Maeve Óg O'Leary
- Date of birth: 6 March 2000 (age 25)
- Place of birth: Ballina, Ireland
- Height: 1.63 m (5 ft 4 in)
- Weight: 70 kg (11 st; 150 lb)
- School: St Anne's Community College
- University: Dublin City University
- Notable relative(s): Shane O'Leary (brother)

Rugby union career
- Position(s): Back-row

Amateur team(s)
- Years: Team / Apps / (Points)
- Ballina-Killaloe /  / ()
- Blackrock College /  / ()

Senior career
- Years: Team / Apps / (Points)
- 2021–: Munster /  / ()

International career
- Years: Team / Apps / (Points)
- 2021–: Ireland / 4 / (0)
- Correct as of 25 March 2023

= Maeve Óg O'Leary =

Irish rugby union player

Maeve Óg O'Leary (born 6 March 2000) is an Irish rugby union player. She plays for Blackrock College in the women's All-Ireland League, Munster in the IRFU Women's Interprovincial Series and Ireland internationally. O'Leary can play across the back-row.

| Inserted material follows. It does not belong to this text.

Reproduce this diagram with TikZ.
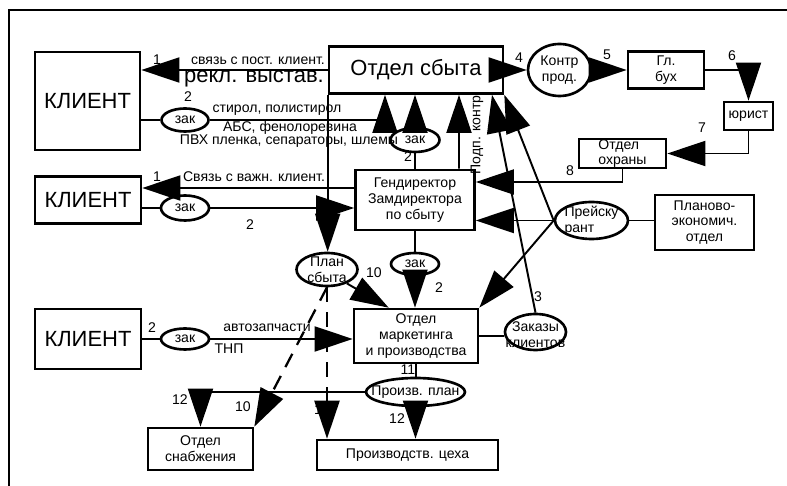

==Early life and education==
O'Leary was born in Ballina, County Tipperary and attended St Anne's Community College, where she was first introduced to rugby union and, in 2015, helped form the schools first girls rugby team. As well as rugby, O'Leary also played camogie and softball, representing Ireland in the latter at two under-19 world championships and making her senior debut in 2019.

O'Leary also played rugby for her home club Ballina-Killaloe RFC after they formed a girls team in 2015 too, playing first as a centre and fly-half, however, when O'Leary left school to attend Dublin City University and began playing college rugby and club rugby with Blackrock College, she began playing in the back-row. O'Leary studied for a master's degree in public relations and strategic communications whilst at Dublin City University.

==Club career==
===Blackrock College===
O'Leary joined Blackrock College and was part of the team that won the 2022 All-Ireland League Women's Division.

===Munster===
O'Leary earned representation at Munster under-18 level for both the 7s and 15s teams, playing for the 7s team in 2017 before making the 15s squad for the 2018 U18 Girls Interprovincial Championship. She made her senior Munster debut in 2021 and was part of the team that won the Interprovincial Championship in 2022 and retained the championship in 2023.

==International career==
O'Leary made her senior Ireland debut in 2021, featuring as a replacement for then-captain Ciara Griffin in their 20–10 win against the United States. During the 2022 Women's Six Nations Championship, O'Leary was the '24th player' for the opening three rounds providing injury cover, but made her tournament debut in the fourth round against England.